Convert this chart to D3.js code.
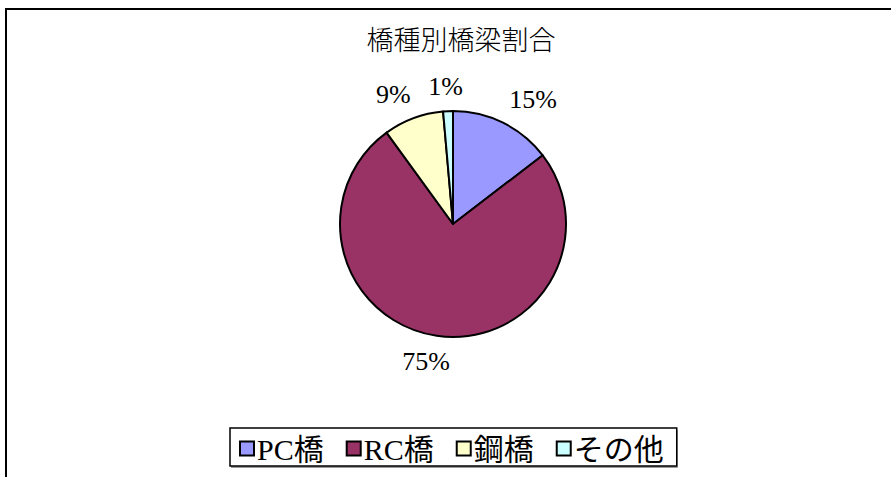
<!DOCTYPE html>
<html><head><meta charset="utf-8">
<script src="https://cdn.jsdelivr.net/npm/d3@7"></script>
<style>
html,body{margin:0;padding:0;background:#fff;}
svg{display:block;}
</style>
</head><body>
<script>
const title = "橋種別橋梁割合";
const categories = ["PC橋", "RC橋", "鋼橋", "その他"];
const values = [14.6, 75.4, 8.6, 1.4];
const colors = ["#9999FF", "#993366", "#FFFFCC", "#CCFFFF"];

const W = 891, H = 477;
const svg = d3.select("body").append("svg").attr("width", W).attr("height", H);

// chart area border (extends beyond right/bottom)
svg.append("rect").attr("x", 6).attr("y", 9).attr("width", W + 20).attr("height", H + 20)
  .attr("fill", "#fff").attr("stroke", "#000").attr("stroke-width", 2);

const cx = 453, cy = 224, r = 113;
const serif = "'Liberation Serif','Noto Sans CJK JP',serif";

svg.append("text").attr("x", 461).attr("y", 50).attr("text-anchor", "middle")
  .attr("font-family", "'Noto Sans CJK JP',sans-serif").attr("font-size", 27)
  .attr("font-weight", 300)
  .attr("fill", "#000").text(title);

const total = d3.sum(values);
const pie = d3.pie().sort(null).value(d => d)(values);
const arc = d3.arc().innerRadius(0).outerRadius(r);
const g = svg.append("g").attr("transform", `translate(${cx},${cy})`);
g.selectAll("path").data(pie).join("path")
  .attr("d", arc).attr("fill", (d, i) => colors[i])
  .attr("stroke", "#000").attr("stroke-width", 2).attr("stroke-linejoin", "round");

// labels placed outside, Excel-like
const lr = 127;
const clamp = t => Math.max(-1, Math.min(1, t));
pie.forEach((d, i) => {
  const a = (d.startAngle + d.endAngle) / 2;
  const t = g.append("text").attr("font-family", serif).attr("font-size", 26)
    .attr("fill", "#000").attr("text-anchor", "middle")
    .text(Math.round(values[i] / total * 100) + "%");
  const w = t.node().getComputedTextLength(), h = 22;
  const px = lr * Math.sin(a) + clamp(Math.sin(a) * 2.5) * w / 2;
  const py = -lr * Math.cos(a) - clamp(Math.cos(a) * 2.5) * h / 2;
  t.attr("x", px).attr("y", py + 9);
});

// legend
const lg = svg.append("g");
let x = 0;
categories.forEach((c, i) => {
  const it = lg.append("g");
  it.append("rect").attr("x", x + 1).attr("y", -0.5).attr("width", 14).attr("height", 14)
    .attr("fill", colors[i]).attr("stroke", "#000").attr("stroke-width", 2);
  const t = it.append("text").attr("x", x + 18).attr("y", 18)
    .attr("font-family", serif).attr("font-size", 30).attr("fill", "#000").text(c);
  const tw = t.node().getComputedTextLength();
  x += 18 + tw + (i < categories.length - 1 ? 22 : 0);
});
const contentW = x;
const boxW = contentW + 22;
const boxX = Math.round(cx - boxW / 2 + 0.5), boxY = 428, boxH = 38;
svg.insert("rect", "g:last-child").attr("x", boxX + 1).attr("y", boxY + 2).attr("width", boxW).attr("height", boxH)
  .attr("fill", "#999");
svg.insert("rect", "g:last-child").attr("x", boxX).attr("y", boxY).attr("width", boxW).attr("height", boxH)
  .attr("fill", "#fff").attr("stroke", "#000").attr("stroke-width", 1.5);
lg.attr("transform", `translate(${boxX + 9},${boxY + 14})`);
</script>
</body></html>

■ STATED EXERCISE ■
Where does the word "chart" appear? Return each line that holds it.

■ RESULT OF THIS EXERCISE ■
Convert this chart to D3.js code.
// chart area border (extends beyond right/bottom)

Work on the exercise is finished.